Clearly, Colson Whitehead is and has done just that.

I don't want to harp on about the plot, but rather about the use of imagination in Whitehead's writing. I have a little story I have been thinking about writing; something I saw during a previous winter that haunts me to this day. In fact, just thinking about it makes me shudder.

I put a small round log with a narrow hollow through the middle on the fire. I closed the glass door and sat watching the flames as they worked on the log. Shortly after, a small snake emerged from the hollow of the log. It extended some four inches out of the log, then shrunk back into the hollow and disappeared as if it had been pulled back in by the tail just as the log burst into flame. I imagine it was me. I am comfortable in my space, and then it gets hot. Unbearably hot. I decide to get out, but it is even hotter outside and I am trapped by glass and flames and heat and the air is sucked out of my lungs and I try to retreat and then nothing. What did the snake think? Did it feel helpless? Did it have time to think or feel? Would I?

The scene repeats over and over and I try to imagine the scenario and it makes me shudder. Could I write such a thing? Is it even a story? Maybe The Light at the End of the Tunnel: A Reptilian Horror Story.
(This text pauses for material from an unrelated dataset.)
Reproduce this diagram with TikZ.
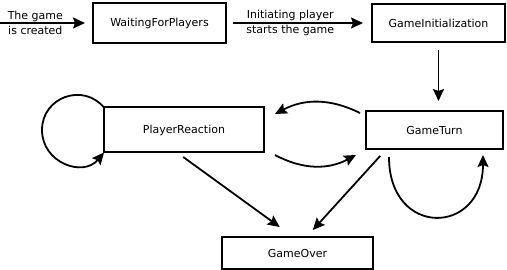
\documentclass[tikz,border=0pt]{standalone}
\usepackage{fontspec}
\setmainfont{DejaVu Sans}
\usetikzlibrary{arrows.meta,positioning,calc}
\tikzset{
  state_box/.style={draw=black,line width=2pt,outer sep=0pt,inner sep=2pt,
    font=\fontsize{11}{15}\selectfont,align=center},
  edge_lbl/.style={font=\fontsize{11}{15}\selectfont,align=center,inner sep=0pt},
  arr/.style={-{Stealth[length=12pt,width=11pt,inset=2pt]},draw=black,line width=1.8pt},
}

\begin{document}
\begin{tikzpicture}[x=1pt,y=1pt]
  \useasboundingbox (0,0) rectangle (507,-270);
  \node[state_box,minimum width=133pt,minimum height=40pt] (wait) at (159.5,-23) {WaitingForPlayers};
  \node[state_box,minimum width=133pt,minimum height=38pt,right=146pt of wait] (init) {GameInitialization};
  \node[state_box,minimum width=137pt,minimum height=38pt,below=69pt of init,xshift=-4pt] (turn) {GameTurn};
  \node[state_box,minimum width=160pt,minimum height=45pt,left=102pt of turn] (reaction) {PlayerReaction};
  \node[state_box,minimum width=151pt,minimum height=32pt,below=84.5pt of reaction,xshift=113.5pt] (over) {GameOver};
  \coordinate (start) at (0,-23);
  \coordinate (loopleft) at ($(reaction.west)+(-62pt,0)$);

  % entry and setup
  \draw[arr,shorten >=8pt] (start) -- (wait) node[edge_lbl,pos=0.38] {The game\\is created};
  \draw[arr,shorten <=7pt,shorten >=9pt] (wait) -- (init) node[edge_lbl,pos=0.44] {Initiating player\\starts the game};
  \draw[arr,shorten <=8pt,shorten >=10pt] (init.south) -- (init.south |- turn.north);

  % turn <-> reaction
  \draw[arr] ($(turn.north west)+(-6pt,-2pt)$) to[bend right=27] ($(reaction.north east)+(11pt,-6.5pt)$);
  \draw[arr] ($(reaction.south east)+(11pt,-2.5pt)$) to[bend right=28] ($(turn.south west)+(-10pt,-6pt)$);
  \draw[arr] (reaction.north west) to[out=130,in=90,looseness=1.27] (loopleft)
    to[out=270,in=230,looseness=1.27] (reaction.south west);
  \draw[arr] ($(turn.south west)+(23pt,-8pt)$) to[out=-90,in=-90,looseness=2.2] ($(turn.south east)+(-20pt,-6pt)$);

  % game over
  \draw[arr,shorten <=7.7pt,shorten >=17pt] ([xshift=-7pt]reaction.south) -- ([xshift=-4pt]over.north);
  \draw[arr,shorten <=9.4pt,shorten >=9.4pt] ([xshift=-48pt]turn.south) -- ([xshift=9pt]over.north);
\end{tikzpicture}
\end{document}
I daresay I do not have Whitehead's gift of imagination, yet he makes a story that is not only believable, but despite its implausibility, the railroad exists as if it were true. Could I be that snake? And what the hell does that have to do with this book? But that is the point of a novel like this. What would it be like to be a slave and to exist in an implausible yet believable reality?

And that is why I like to read broadly, and sometimes without reason, or as Emerson or Oscar Wilde's Vivian (of The Decay of Lying), on a Whim. It challenges us to imagine, it makes us fill in the blanks and develop an imagery that makes the unreal real. Surely this is what Hemingway meant, and Colson Whitehead does in this haunting yet wonderful novel.